## Task goal
Wherever the word "this" shows up in a line, please copy that line.

----- Listed records

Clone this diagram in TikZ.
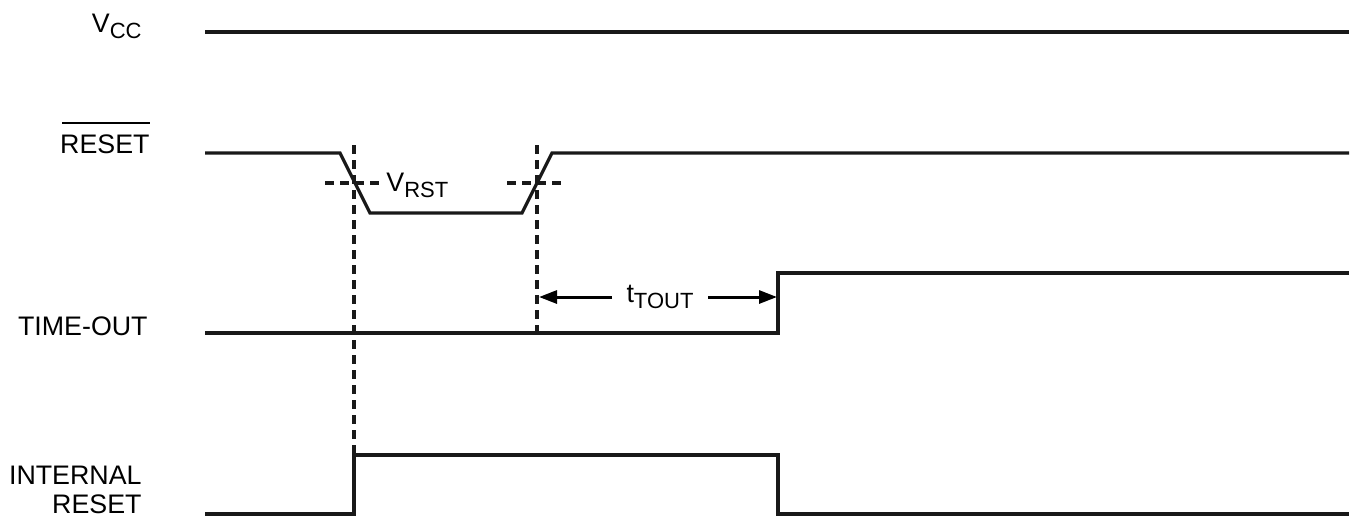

----------
----- Listed records

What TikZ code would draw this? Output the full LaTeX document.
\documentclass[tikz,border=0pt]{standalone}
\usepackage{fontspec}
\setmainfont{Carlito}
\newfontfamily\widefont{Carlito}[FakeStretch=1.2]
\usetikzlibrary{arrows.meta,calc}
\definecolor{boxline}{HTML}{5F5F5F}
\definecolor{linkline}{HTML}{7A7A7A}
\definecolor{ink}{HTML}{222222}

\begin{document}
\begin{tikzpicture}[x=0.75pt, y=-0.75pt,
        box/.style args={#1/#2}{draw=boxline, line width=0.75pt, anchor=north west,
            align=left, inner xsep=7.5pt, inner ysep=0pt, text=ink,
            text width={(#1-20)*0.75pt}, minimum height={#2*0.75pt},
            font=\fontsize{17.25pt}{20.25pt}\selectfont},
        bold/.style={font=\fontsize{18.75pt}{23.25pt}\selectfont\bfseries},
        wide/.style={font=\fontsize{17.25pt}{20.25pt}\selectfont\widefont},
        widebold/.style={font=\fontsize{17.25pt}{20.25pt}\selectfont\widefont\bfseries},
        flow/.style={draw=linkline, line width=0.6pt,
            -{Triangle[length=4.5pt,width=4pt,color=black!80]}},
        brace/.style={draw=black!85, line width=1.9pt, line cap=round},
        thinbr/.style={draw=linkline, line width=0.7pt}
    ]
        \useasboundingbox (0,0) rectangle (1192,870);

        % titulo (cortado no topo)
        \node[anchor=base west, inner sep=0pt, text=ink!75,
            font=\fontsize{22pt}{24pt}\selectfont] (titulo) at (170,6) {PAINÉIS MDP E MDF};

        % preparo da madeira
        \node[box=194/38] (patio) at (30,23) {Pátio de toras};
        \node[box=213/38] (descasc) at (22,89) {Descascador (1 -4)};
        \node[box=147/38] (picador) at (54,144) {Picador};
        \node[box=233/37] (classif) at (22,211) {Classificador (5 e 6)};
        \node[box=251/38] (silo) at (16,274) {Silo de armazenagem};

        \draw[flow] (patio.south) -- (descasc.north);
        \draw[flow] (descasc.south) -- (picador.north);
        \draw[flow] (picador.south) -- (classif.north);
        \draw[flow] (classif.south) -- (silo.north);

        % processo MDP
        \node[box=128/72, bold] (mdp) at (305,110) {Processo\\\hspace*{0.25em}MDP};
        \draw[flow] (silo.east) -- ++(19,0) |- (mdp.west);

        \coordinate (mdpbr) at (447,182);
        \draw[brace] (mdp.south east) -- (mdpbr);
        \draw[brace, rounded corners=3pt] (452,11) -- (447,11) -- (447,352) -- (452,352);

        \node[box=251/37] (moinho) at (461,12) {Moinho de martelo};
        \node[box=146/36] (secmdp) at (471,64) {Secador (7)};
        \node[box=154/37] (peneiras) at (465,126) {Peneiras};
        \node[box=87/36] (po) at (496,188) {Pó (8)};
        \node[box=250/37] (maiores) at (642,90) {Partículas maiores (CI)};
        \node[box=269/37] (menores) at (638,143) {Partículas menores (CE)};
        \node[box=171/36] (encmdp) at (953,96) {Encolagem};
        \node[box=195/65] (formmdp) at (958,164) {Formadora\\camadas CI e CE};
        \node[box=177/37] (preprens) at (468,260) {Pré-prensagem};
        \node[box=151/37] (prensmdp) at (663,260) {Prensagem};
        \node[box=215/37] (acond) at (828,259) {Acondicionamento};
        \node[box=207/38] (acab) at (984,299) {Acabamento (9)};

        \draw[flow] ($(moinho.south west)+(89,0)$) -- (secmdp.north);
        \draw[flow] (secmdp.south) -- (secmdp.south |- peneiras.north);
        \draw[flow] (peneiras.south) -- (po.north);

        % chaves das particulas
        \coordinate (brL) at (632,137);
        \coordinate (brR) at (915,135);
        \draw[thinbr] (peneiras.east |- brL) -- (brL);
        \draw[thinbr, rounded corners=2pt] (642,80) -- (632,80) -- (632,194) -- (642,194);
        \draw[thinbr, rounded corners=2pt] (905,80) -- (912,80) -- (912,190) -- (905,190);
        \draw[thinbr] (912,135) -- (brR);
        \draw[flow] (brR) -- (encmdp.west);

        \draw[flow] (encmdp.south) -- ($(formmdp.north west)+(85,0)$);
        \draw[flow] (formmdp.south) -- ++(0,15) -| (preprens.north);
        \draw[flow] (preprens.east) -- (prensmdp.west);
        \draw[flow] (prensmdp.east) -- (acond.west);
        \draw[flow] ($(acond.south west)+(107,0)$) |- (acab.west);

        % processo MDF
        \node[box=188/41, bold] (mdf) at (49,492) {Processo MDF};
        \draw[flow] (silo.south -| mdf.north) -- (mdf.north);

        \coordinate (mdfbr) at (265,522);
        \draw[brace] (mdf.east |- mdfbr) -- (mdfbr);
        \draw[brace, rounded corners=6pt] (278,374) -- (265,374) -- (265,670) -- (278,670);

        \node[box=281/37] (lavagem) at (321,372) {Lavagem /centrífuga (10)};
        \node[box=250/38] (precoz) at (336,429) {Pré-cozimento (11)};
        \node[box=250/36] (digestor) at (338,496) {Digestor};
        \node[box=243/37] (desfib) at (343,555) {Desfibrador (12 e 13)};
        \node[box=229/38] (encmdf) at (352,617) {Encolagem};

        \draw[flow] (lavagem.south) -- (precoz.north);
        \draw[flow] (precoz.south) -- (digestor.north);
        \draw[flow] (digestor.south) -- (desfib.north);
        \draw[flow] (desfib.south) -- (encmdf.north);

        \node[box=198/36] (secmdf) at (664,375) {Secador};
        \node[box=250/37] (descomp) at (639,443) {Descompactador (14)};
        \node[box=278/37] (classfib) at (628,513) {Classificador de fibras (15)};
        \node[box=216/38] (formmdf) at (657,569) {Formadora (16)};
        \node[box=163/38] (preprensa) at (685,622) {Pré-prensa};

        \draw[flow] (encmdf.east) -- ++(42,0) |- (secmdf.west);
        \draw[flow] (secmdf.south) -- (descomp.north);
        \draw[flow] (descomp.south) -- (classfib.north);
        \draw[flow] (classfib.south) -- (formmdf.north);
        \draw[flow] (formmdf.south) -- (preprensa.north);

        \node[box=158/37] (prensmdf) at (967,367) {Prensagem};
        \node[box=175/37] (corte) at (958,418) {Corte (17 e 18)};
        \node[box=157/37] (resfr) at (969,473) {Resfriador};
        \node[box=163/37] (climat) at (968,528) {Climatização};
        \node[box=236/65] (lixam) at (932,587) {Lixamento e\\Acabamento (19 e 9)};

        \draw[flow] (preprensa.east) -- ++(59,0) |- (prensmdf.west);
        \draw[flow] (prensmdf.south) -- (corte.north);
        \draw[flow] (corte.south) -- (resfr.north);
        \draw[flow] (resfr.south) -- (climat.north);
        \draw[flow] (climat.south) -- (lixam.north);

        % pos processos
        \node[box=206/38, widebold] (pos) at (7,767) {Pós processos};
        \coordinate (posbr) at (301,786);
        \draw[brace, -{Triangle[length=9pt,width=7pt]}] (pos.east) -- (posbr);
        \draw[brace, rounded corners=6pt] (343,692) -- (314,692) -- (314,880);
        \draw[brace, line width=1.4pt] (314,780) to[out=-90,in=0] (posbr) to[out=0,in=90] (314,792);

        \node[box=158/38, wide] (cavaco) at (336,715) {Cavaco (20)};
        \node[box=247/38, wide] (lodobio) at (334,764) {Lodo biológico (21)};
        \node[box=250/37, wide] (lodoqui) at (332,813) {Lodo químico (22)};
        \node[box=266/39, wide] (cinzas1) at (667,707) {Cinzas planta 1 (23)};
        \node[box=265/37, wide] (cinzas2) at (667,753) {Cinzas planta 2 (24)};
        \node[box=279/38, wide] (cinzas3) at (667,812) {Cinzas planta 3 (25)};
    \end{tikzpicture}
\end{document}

----------
----- Listed records

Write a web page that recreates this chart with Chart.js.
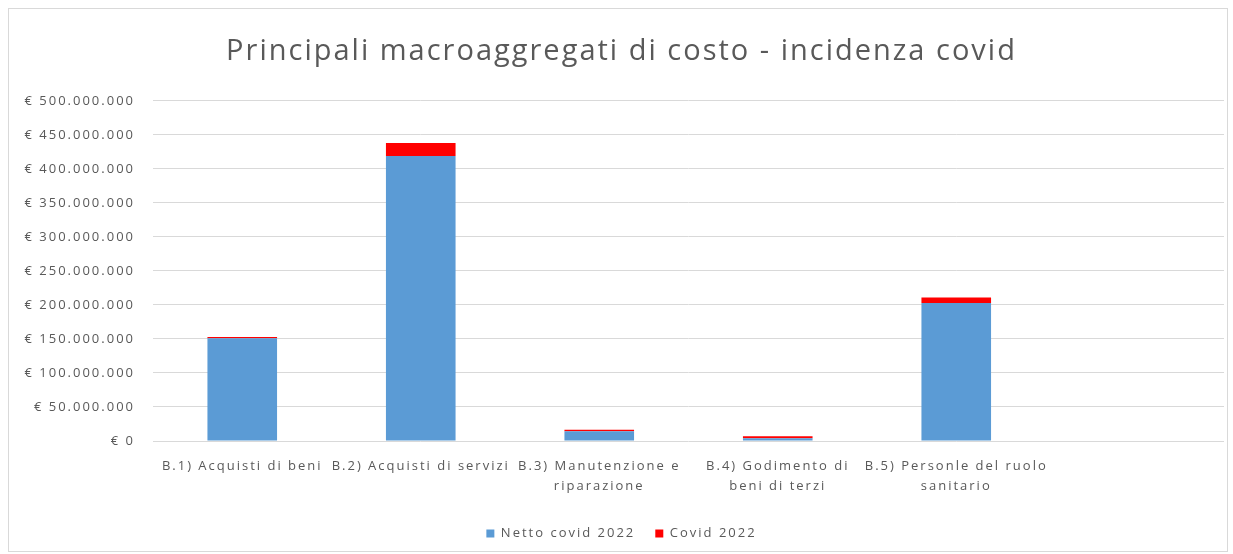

----------

## Complete output
Clone this diagram in TikZ.
What TikZ code would draw this? Output the full LaTeX document.
Write a web page that recreates this chart with Chart.js.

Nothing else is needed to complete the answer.